### [Material for the task]
━━━━━━━━━━
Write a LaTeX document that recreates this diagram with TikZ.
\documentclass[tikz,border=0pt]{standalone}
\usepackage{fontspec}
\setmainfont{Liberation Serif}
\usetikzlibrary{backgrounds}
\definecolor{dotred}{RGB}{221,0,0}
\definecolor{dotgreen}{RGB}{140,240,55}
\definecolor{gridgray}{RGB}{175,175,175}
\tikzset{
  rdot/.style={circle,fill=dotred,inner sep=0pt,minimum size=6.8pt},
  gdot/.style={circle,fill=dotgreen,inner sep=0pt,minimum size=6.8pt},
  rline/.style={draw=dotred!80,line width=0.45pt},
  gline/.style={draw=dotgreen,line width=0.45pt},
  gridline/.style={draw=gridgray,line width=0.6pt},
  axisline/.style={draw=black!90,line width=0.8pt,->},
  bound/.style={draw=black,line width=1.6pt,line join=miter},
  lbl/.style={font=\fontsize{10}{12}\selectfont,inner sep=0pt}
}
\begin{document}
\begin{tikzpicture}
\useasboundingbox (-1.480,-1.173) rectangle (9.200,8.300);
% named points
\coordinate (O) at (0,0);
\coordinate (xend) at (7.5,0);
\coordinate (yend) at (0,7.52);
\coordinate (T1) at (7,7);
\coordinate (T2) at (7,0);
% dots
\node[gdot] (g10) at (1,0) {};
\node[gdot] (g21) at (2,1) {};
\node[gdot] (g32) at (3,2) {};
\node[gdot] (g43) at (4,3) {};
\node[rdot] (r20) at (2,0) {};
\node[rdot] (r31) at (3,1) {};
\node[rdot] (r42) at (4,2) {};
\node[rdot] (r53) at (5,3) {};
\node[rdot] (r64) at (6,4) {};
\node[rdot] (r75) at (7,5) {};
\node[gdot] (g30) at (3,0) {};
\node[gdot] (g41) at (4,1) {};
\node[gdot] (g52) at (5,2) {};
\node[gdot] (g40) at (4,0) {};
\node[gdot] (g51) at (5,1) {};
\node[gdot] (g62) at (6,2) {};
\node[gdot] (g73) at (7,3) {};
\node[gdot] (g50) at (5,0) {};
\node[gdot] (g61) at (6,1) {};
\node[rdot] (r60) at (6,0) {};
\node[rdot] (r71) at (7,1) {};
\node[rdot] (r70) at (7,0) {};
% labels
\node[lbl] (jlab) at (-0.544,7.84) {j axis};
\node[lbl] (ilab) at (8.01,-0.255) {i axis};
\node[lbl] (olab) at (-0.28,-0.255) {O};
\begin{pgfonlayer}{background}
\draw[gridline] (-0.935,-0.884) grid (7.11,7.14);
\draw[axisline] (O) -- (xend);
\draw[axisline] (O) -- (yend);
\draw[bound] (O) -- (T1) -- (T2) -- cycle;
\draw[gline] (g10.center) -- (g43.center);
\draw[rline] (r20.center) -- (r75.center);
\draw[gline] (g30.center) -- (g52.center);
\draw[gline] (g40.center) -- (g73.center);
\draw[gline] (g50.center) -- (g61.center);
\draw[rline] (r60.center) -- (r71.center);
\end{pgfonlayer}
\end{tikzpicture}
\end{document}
━━━━━━━━━━
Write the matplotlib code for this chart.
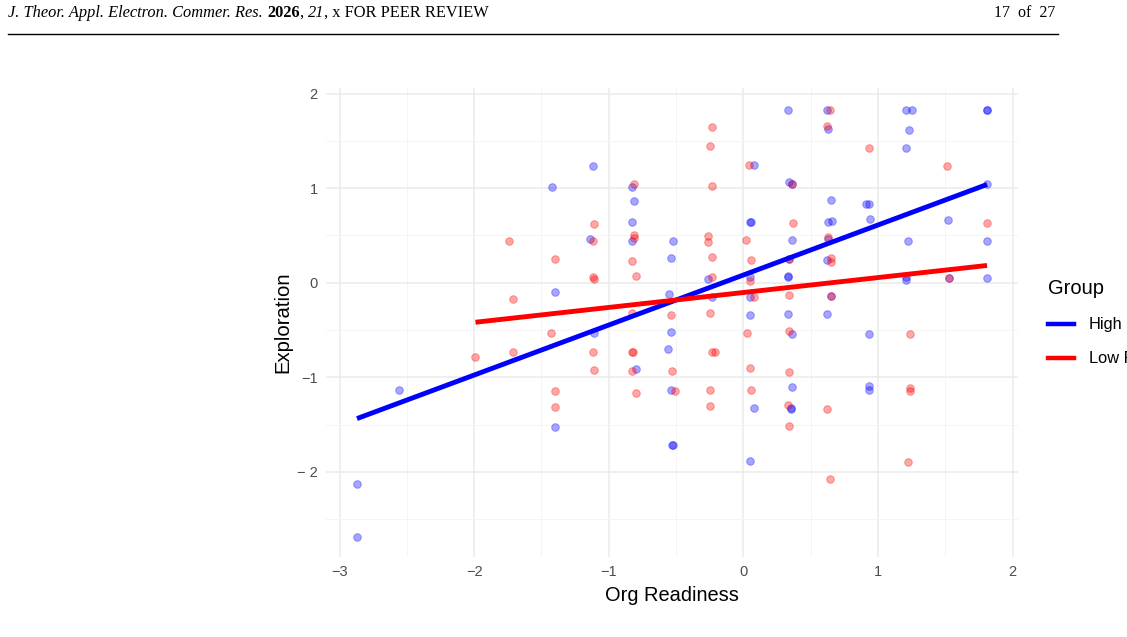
━━━━━━━━━━
### [Exercise directions]
From the records above, pull out each line that has "this".

### [Response to the exercise]
Write a LaTeX document that recreates this diagram with TikZ.
Write the matplotlib code for this chart.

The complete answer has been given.